Eine weitere Herausforderung ist der Zustand der Übertragungsnetze. Die großen Betreiber lehnen den Anschluss neuer Kraftwerke immer häufiger ab. Das hängt auch mit dem Ausbau der Offshore-Windenergie in Polens Ostsee und dem geplanten Bau von Atomkraftwerken zusammen. Die Betreiber sind verpflichtet, Netzkapazitäten für den Anschluss der geplanten Anlagen freizuhalten. Damit bleibt weniger Platz für uns.

Welche Chancen bietet der Markt?

Polen hat großes Potenzial. Es wurden einige wichtige rechtliche Erleichterungen auf den Weg gebracht, zum Beispiel Direktleitungen oder Cable Pooling [bei dem sich eine Solaranlage und eine Windkraftanlage einen Netzanschluss teilen; Anmerkung der Redaktion]. Die Abstandsregeln für Windräder wurden gelockert. Insgesamt sehen wir, dass sich das Bewusstsein für erneuerbare Energien in Polen verbessert. Ein Beleg dafür sind die Ausbaupläne in der Energiestrategie des Landes.

Wie entwickelt sich vor diesem Hintergrund der Wettbewerb?

Seit der Lockerung der Abstandsregelungen sehen wir, dass internationale Konkurrenten ihre Aktivitäten verstärken. Aber auch lokale Firmen schlafen nicht. Viele haben sich darauf spezialisiert, Flächen zu reservieren. Wir sehen das gelassen. Immerhin sind wir seit über 15 Jahren mit einer Gesellschaft hier in Polen. Konkurrenz gibt es immer.

Welche Vorteile hat es, eine eigene Niederlassung in Polen zu betreiben?

Unsere Mitarbeiter vor Ort kennen die Anforderungen des Marktes und den rechtlichen Rahmen. Außerdem können wir Kontakte mit den Gemeinden aufbauen. Das ist sehr wichtig, denn ohne eine Kooperation mit lokalen Vertretern passiert wenig. In diesem Zusammenhang hilft es natürlich ungemein, wenn Sie die Landessprache sprechen und die Geschäftskultur kennen. Dank der regionalen Niederlassung haben wir auch einen direkten Draht zu Lieferanten. Das macht Projekte zudem wirtschaftlicher.

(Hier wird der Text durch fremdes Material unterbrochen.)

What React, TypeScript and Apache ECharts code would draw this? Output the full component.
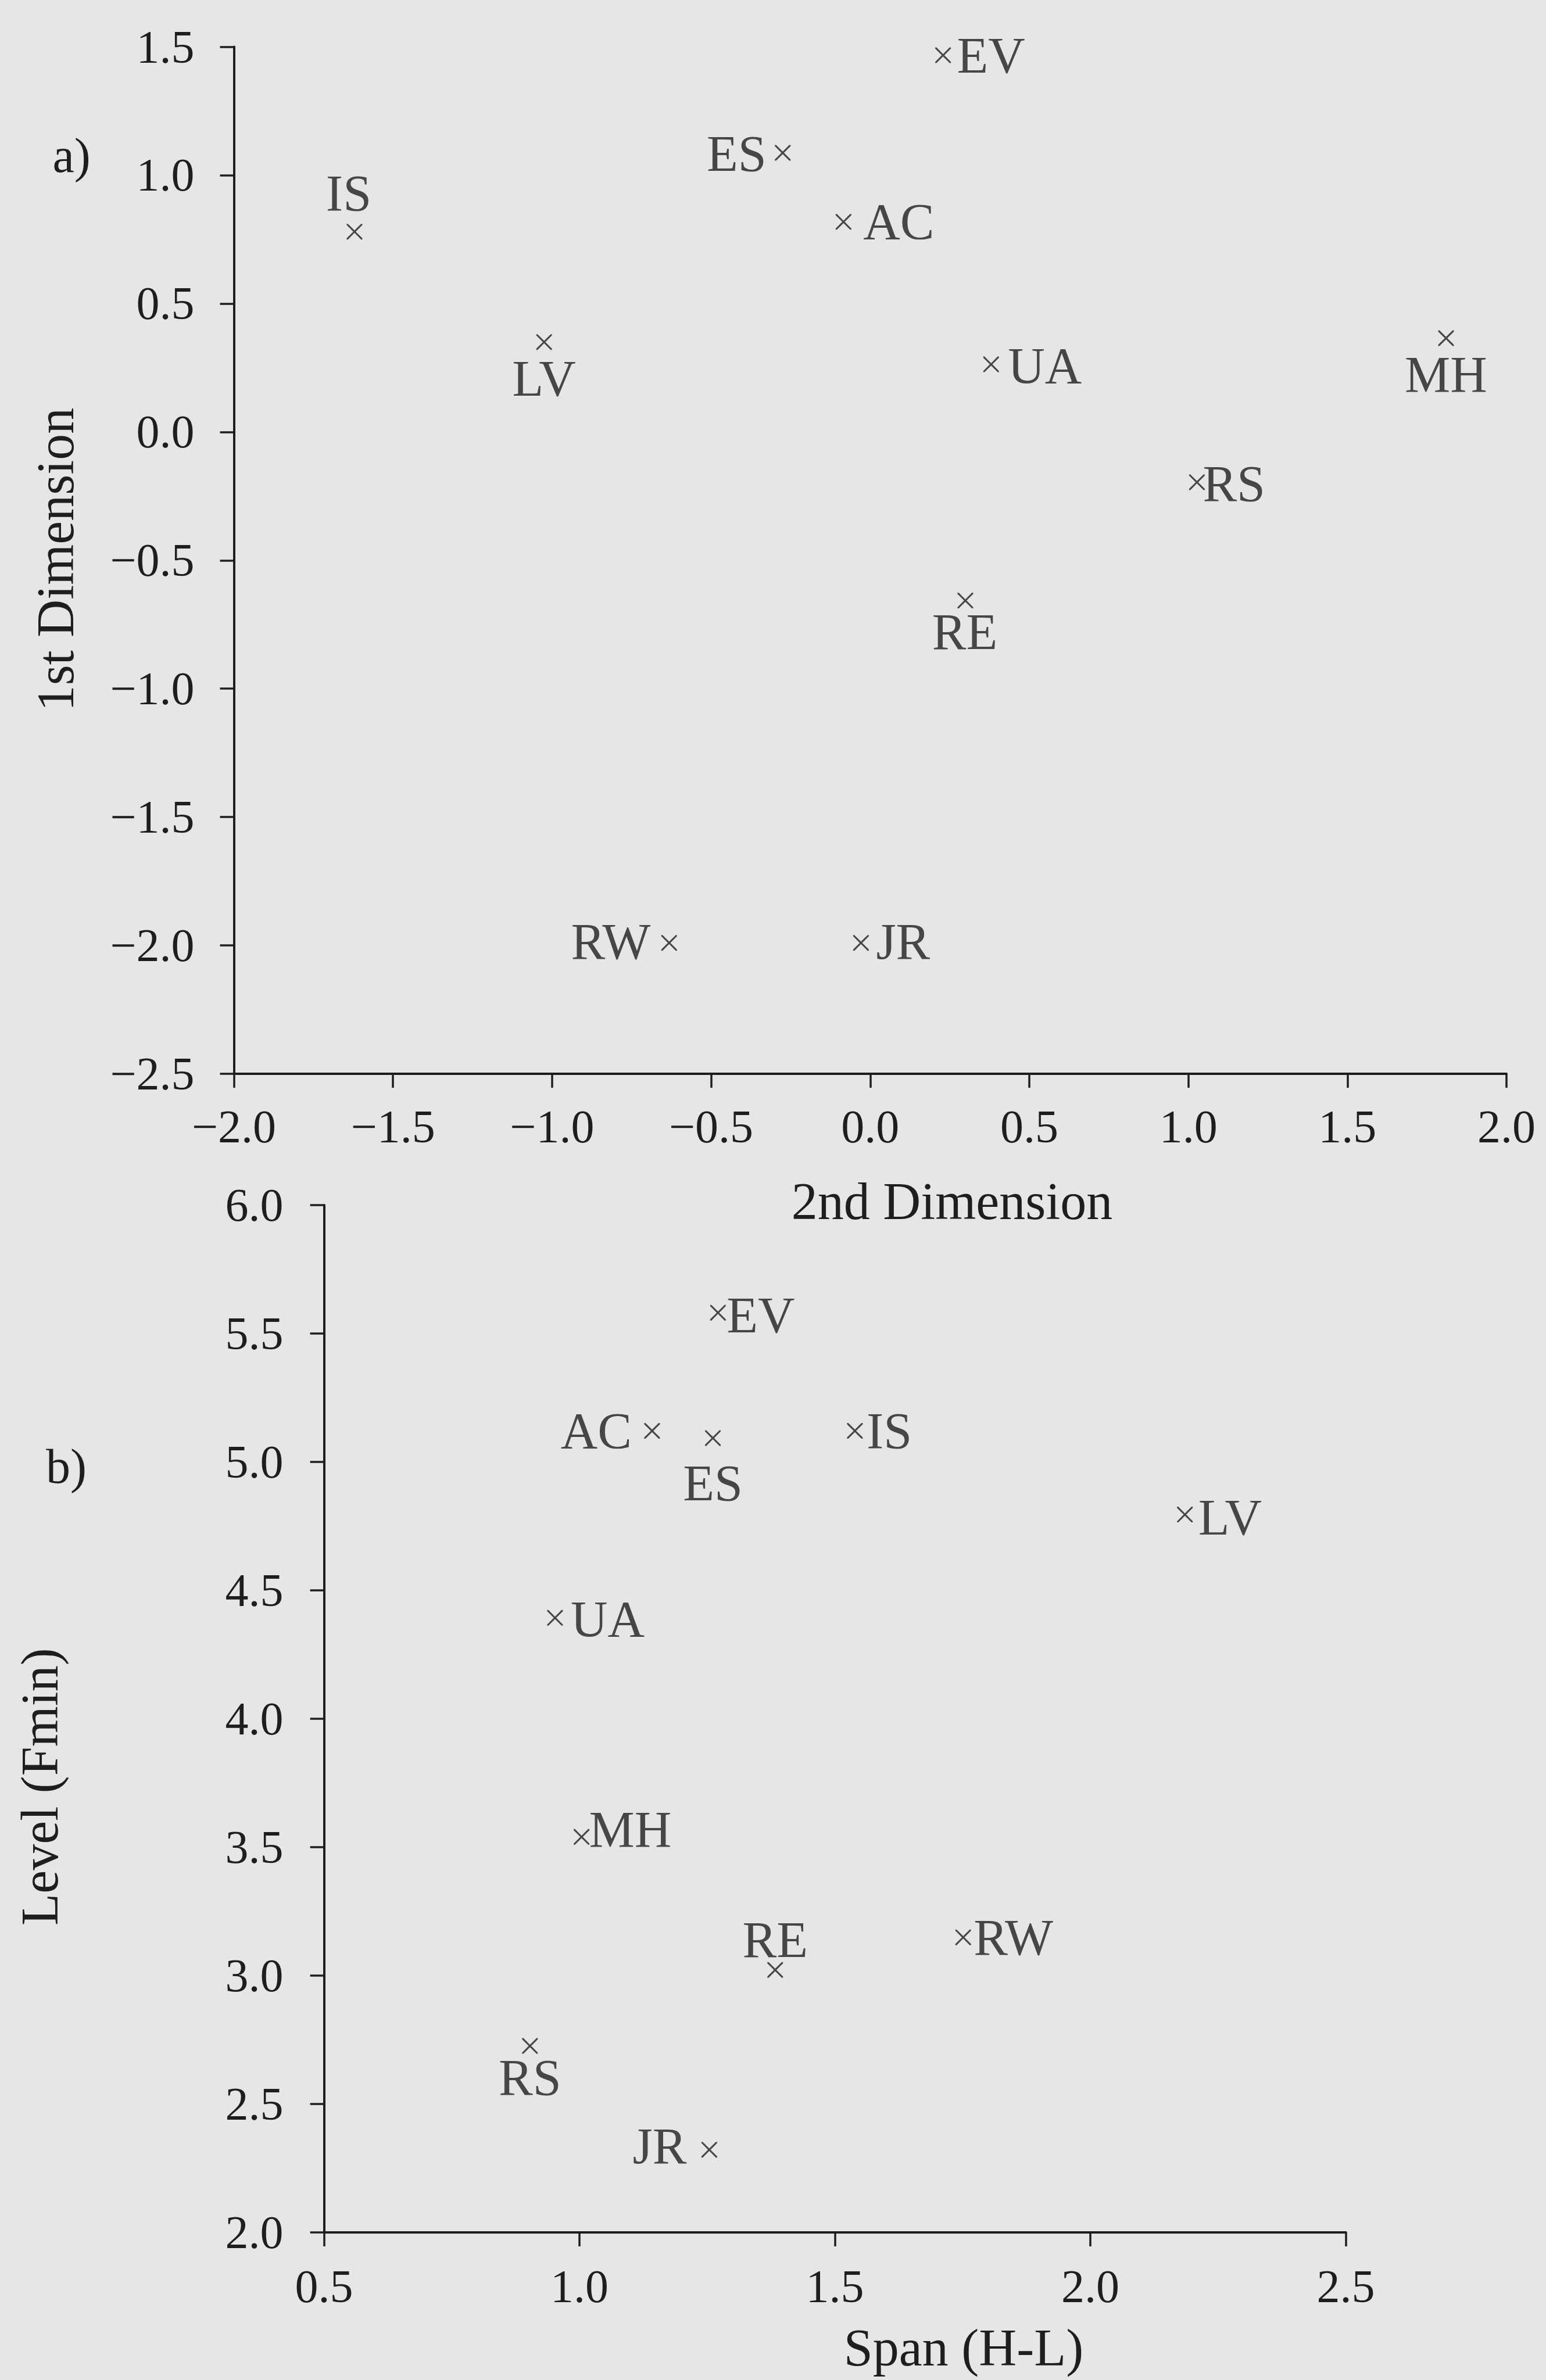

Welche Unterstützung aus Deutschland wünschen Sie sich?

Das was es schon gibt - nur mehr davon! Exportförderprojekte, Wirtschaftsreisen, Branchentreffen oder Marktinformationen helfen uns sehr. Es wäre gut, wenn mehr regionale Netzwerke entstehen, zum Beispiel zwischen verschiedenen Gemeinden. Auch Best-Practice-Lösungen haben einen großen Mehrwert.